Dans le sud du Niger, la fermeture de la frontière avec le Nigeria ruine le commerce
Depuis que le Nigeria a fermé ses frontières sans préavis le 19 août 2019, les pays voisins sont mis à rude épreuve. Ainsi au Niger, l'indignation et l'appréhension grandissent.
La contrebande lui coûte cher et il a choisi de sévir. La décision brutale du président nigérian Muhammadu Buhari de bloquer tout échange commercial terrestre avec le Bénin, le Cameroun, le Tchad et le Niger, ses voisins, fait redouter de nombreuses faillites.
"Maradi étouffe"
Ainsi, le Niger, l'un des Etats les plus pauvres du monde, partage 1 500 kilomètres de frontière avec le Nigeria. Non loin de là, dans la région de Maradi, peuplée de 3,5 millions d'habitants, la révolte et l'inquiétude gagnent la population, dont la majorité vit de l'agriculture et surtout du commerce grâce au flux important d'échanges avec le géant nigérian, première économie d'Afrique de l'Ouest avec ses 190 millions d'habitants et ses richesses pétrolières. "Maradi étouffe, la ville d'habitude si grouillante est presque morte", se lamente Ali, un conducteur de kabou-kabou (taxi-moto) auprès du reporter de l'AFP. Amadou Oumarou, un habitant, demande aux "gouvernements du Niger et du Nigeria de se mettre autour d'une table" pour négocier.

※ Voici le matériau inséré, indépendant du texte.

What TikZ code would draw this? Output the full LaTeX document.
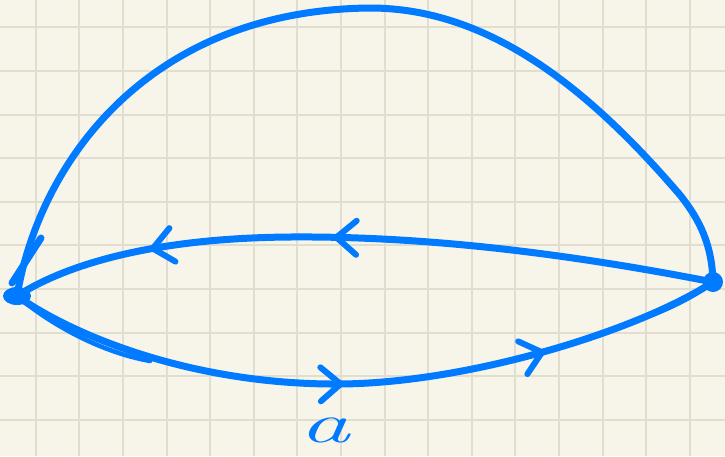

A Dan Issa, autre commune rurale, de longues files de camions du Niger et de pays ouest-africains, vides ou chargés de marchandises, sont toujours bloqués à la frontière nigériane. Chauffeurs et apprentis dorment à même le sol ou dans les cabines de leurs mastodontes et "prient" pour une réouverture rapide de la frontière.
Pas un coup d'essai
Les plus anciens se souviennent de la fermeture pendant près de deux ans – d'avril 1984 à février 1986 – des frontières nigérianes par le même président Muhammadu Buhari, peu après son arrivée au pouvoir grâce à un putsch en 1983. A l'époque, il s'agissait de soutenir son pays confronté à la chute des cours du pétrole, la baisse des exportations et, déjà, la contrebande. La frontière n'avait été rouverte qu'après la chute de Buhari, renversé à son tour par un coup d'Etat. Arrivé au pouvoir par les urnes pour la première fois en 2015 et réélu en février 2019, le président du Nigeria n'a pas changé pas de méthode pour autant.
Faute de débouchés, l'insuffisance des ventes et la chute des prix frappent les produits locaux. "On vendait le sac de 100 kg de niébé (haricots) à 18 500 francs CFA (27 euros), mais depuis la fermeture de la frontière, son prix a chuté à 17 000, voire 16 000 FCFA (24 euros)", relève Harouna Moussa, un vendeur de céréales interrogé par l'AFP. Pour écouler leur stock de riz, certains commerçants "cassent les prix", déplore Chaïbou Tchombiano, secrétaire général du Syndicat des commerçants importateurs, exportateurs et grossistes du Niger. L'onde de choc s'est propagée jusqu'à Niamey, la capitale, à 650 km de Maradi.
Les belles heures de la contrebande
Conséquence de la fermeture des frontières, la contrebande, pourtant combattue, s'est développée, au nez et à la barbe des douanes. D'incessantes navettes de motos et camionnettes acheminent riz, niébé, souchet au Nigeria à travers des pistes tracées dans les champs. Au retour, elles ramènent des bidons d'essence, de la canne à sucre, de la patate douce, des pièces de motos et de voiture... "Si nous nous croisons les bras, nous allons mourir de faim", lance un habitant de Dan Issa, qui transporte deux chèvres à l'arrière d'un vélo.
Mais pour Mansour Sani, journaliste d'une radio locale, la situation pourrait prendre une tournure plus préoccupante encore : "Ici, dit-il, les jeunes font du commerce dès l'âge de 12 ans, c'est une bombe à retardement si la frontière reste fermée longtemps."